FOREIGN Secretary Jack Straw narrowly avoided having to resign his first job at the heart of government, newly released documents reveal today.

Mr Straw, then a young barrister, was appointed special adviser to Barbara Castle, the Secretary of State for Health and Social Security, in Harold Wilson's March 1974 government.

But he was also about to be re-elected as a member of Islington Council, posing a problem because advisers paid out of public funds were not allowed to be councillors.

The situation prompted an exchange of letters between Wilson and Castle before it was eventually decided that advisers could serve on councils at the discretion of their minister.

Following a meeting in May to consider the issue, the Prime Minister wrote to Castle: "Our attention was drawn to the case of Jack Straw, who needed to take a decision whether to allow his nomination papers to go forward for re-election to the Islington Borough Council.

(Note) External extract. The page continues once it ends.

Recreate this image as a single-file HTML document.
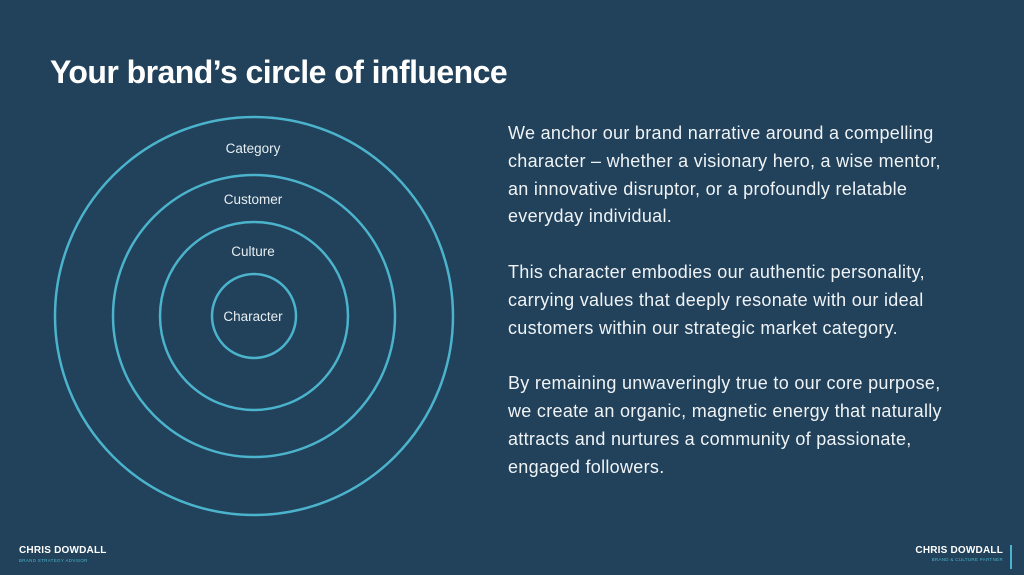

"We considered this problem at some length and agreed that his nomination papers should go forward, on the understanding that, if he was elected, a choice would then have to be made: either he would have to resign as your adviser, or he would have to resign his membership of the Islington Borough Council (and of the Inner London Education Authority), or arrangements would have to be made from his remuneration as your political adviser to be paid from other than public funds."

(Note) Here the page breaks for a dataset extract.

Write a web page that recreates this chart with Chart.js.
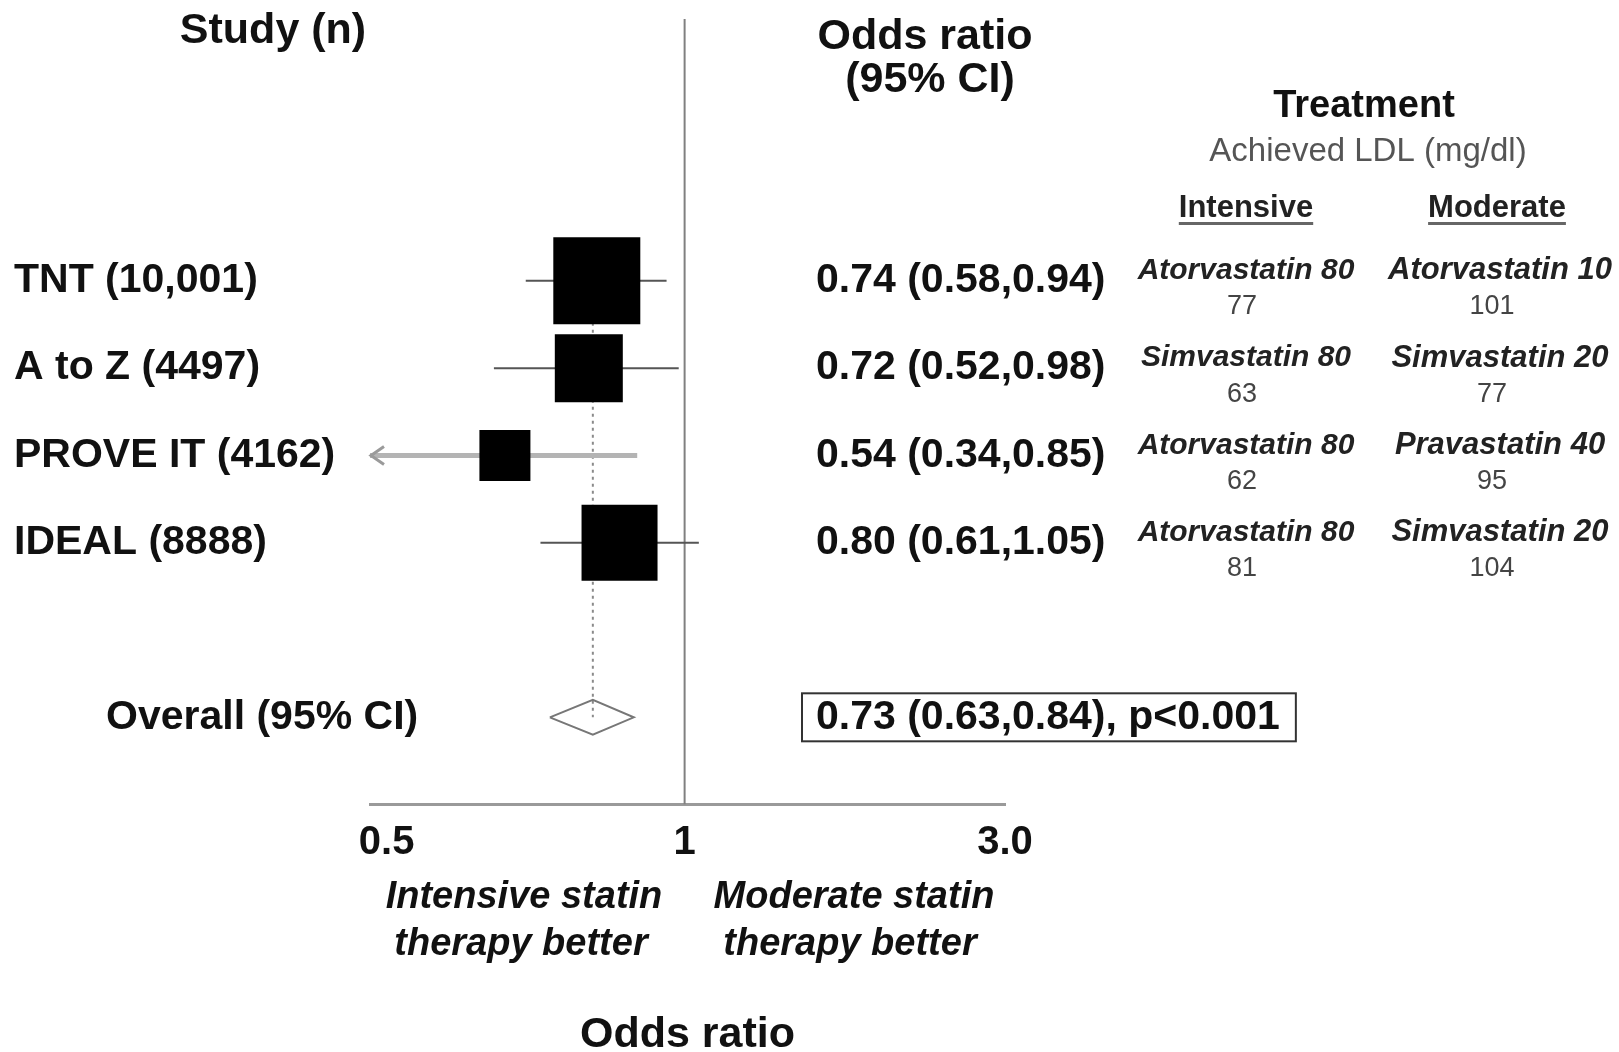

He added that the only way Mr Straw could carry out both roles was if he was to be paid from some other source than public money.

A clearly irritated Castle replied to Wilson the next day.

"I should say that it came as a considerable shock to receive this on the very day of the election which we had authorised Jack Straw to take part in," she wrote.

"The decision conveyed in your last paragraph effectively invites me to arrange either for Jack Straw to resign from Islington Borough Council today, the day on which his election has been announced, or for him to cease to be paid.

"It is quite impracticable for me to arrange an alternative source of payment at this notice.

"Indeed I regard both the alternatives as unacceptable and at the very least I ask you to suspend your decision until I...have had a chance to discuss it with you."

Mr Straw remained an Islington councillor until 1978 and was elected to Castle's former seat in Blackburn the following year.

The documents are available to members of the public at The National Archives, Kew, south-west London, and online at the website: www. nationalarchives.gov.uk.